La violenza è stata feroce anche a N’Zérékoré dove le controversie elettorali hanno riacceso tensioni intercomunitarie ed etniche di lunga data. Più di 30 persone sono state uccise (picchiate a morte, bruciate vive o attaccate con i machete) e numerosi edifici e case sono stati distrutti e saccheggiati. Le forze di sicurezza hanno arrestato membri del Fronte nazionale per la difesa della Costituzione (FNDC), alcuni dei quali sono stati detenuti illegalmente in campi militari dove hanno subito maltrattamenti e sofferto la fame. Inoltre, molte donne sono state aggredite da cittadini armati. La violenza anti-Governo si è estesa anche alle province di Mamou, Labé, Kankan e Télimélé.
In molti casi, le forze di sicurezza dispiegate per garantire la sicurezza delle urne non hanno fatto abbastanza per prevenire le uccisioni e la distruzione diffusa di proprietà sia private che pubbliche. Pertanto, l’adozione di misure volte a garantire il rispetto non solo dei diritti umani, ma anche dei diritti alla protesta e alla partecipazione politica risulta totalmente disattesa.
La violenza degli scontri ha provocato forti reazioni internazionali: l’ONU, la Comunità economica degli Stati dell’Africa Occidentale (CEDEAO), gli Stati Uniti, l’Unione Europea e la Francia chiedono alle parti di dialogare per evitare un’eventuale escalation della situazione. In tal senso, è stata organizzata una missione di solidarietà congiunta (alla quale partecipano la CEDEAO, l’Unione africana e le Nazioni Unite) il cui obiettivo è tenere consultazioni con i principali attori della società civile e promuovere elezioni credibili e libere nel Paese.

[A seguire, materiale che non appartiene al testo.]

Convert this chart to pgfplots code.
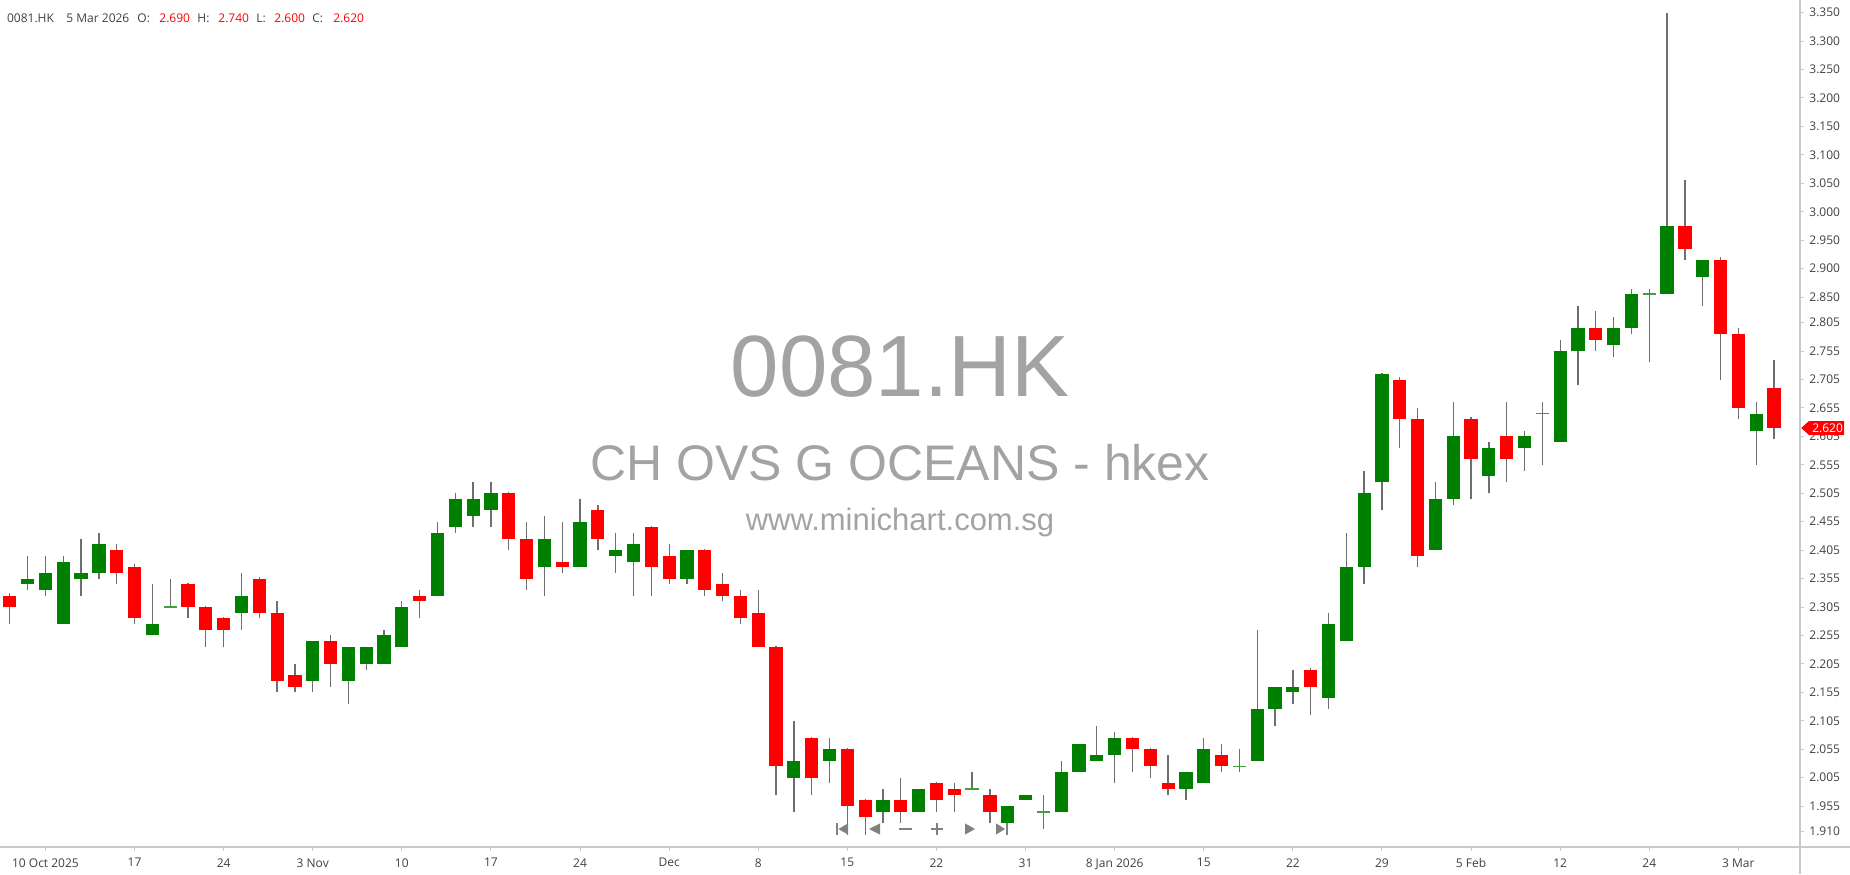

Quanto alle tensioni etniche, l’ONU mette in guardia contro l’incitamento all’odio etnico durante le campagne presidenziali. le Nazioni Unite invitano i politici, in particolare i candidati alle prossime elezioni, ad astenersi dall’invocare affiliazioni etniche e dall’usare linguaggi provocatori. L’ONU sollecita inoltre al non ricorso allo stupro etnico come strumento per intimidire o punire i propri oppositori politici.
Dal canto suo, il leader della più ampia formazione all’opposizione Cellou Dalein Diallo, oltre a invocare elezioni giuste e trasparenti, accusa l’attuale presidente di aver diviso la popolazione guineana.
La nostra nazione si trova in un ciclo di violenza di Stato che ci attanaglia da un decennio. La strumentalizzazione delle differenze etniche e i crimini che hanno caratterizzato l’attuale regime costituiscono un vero ostacolo all’unità nazionale. Condé ci aveva promesso coesione sociale, ma la Guinea non è mai stata così divisa
È stata la dichiarazione di Diallo nel corso di una recente intervista.
Ad ogni modo, per chi vincerà le prossime elezioni presidenziali non sarà facile amministrare. La Guinea vive una perenne precarietà politica ed economica, anche perché soffre di povertà cronica, malgrado sia un Paese ricco di minerali.
A perderci saranno i giovani (in Guinea l’età media è di 19 anni e circa il 70% della popolazione ha meno di 35 anni) che, di fronte a un presidente determinato a non lasciare il potere e uno Stato sull’orlo di una guerra civile, dovranno rinunciare ad ogni prospettiva di un futuro diverso.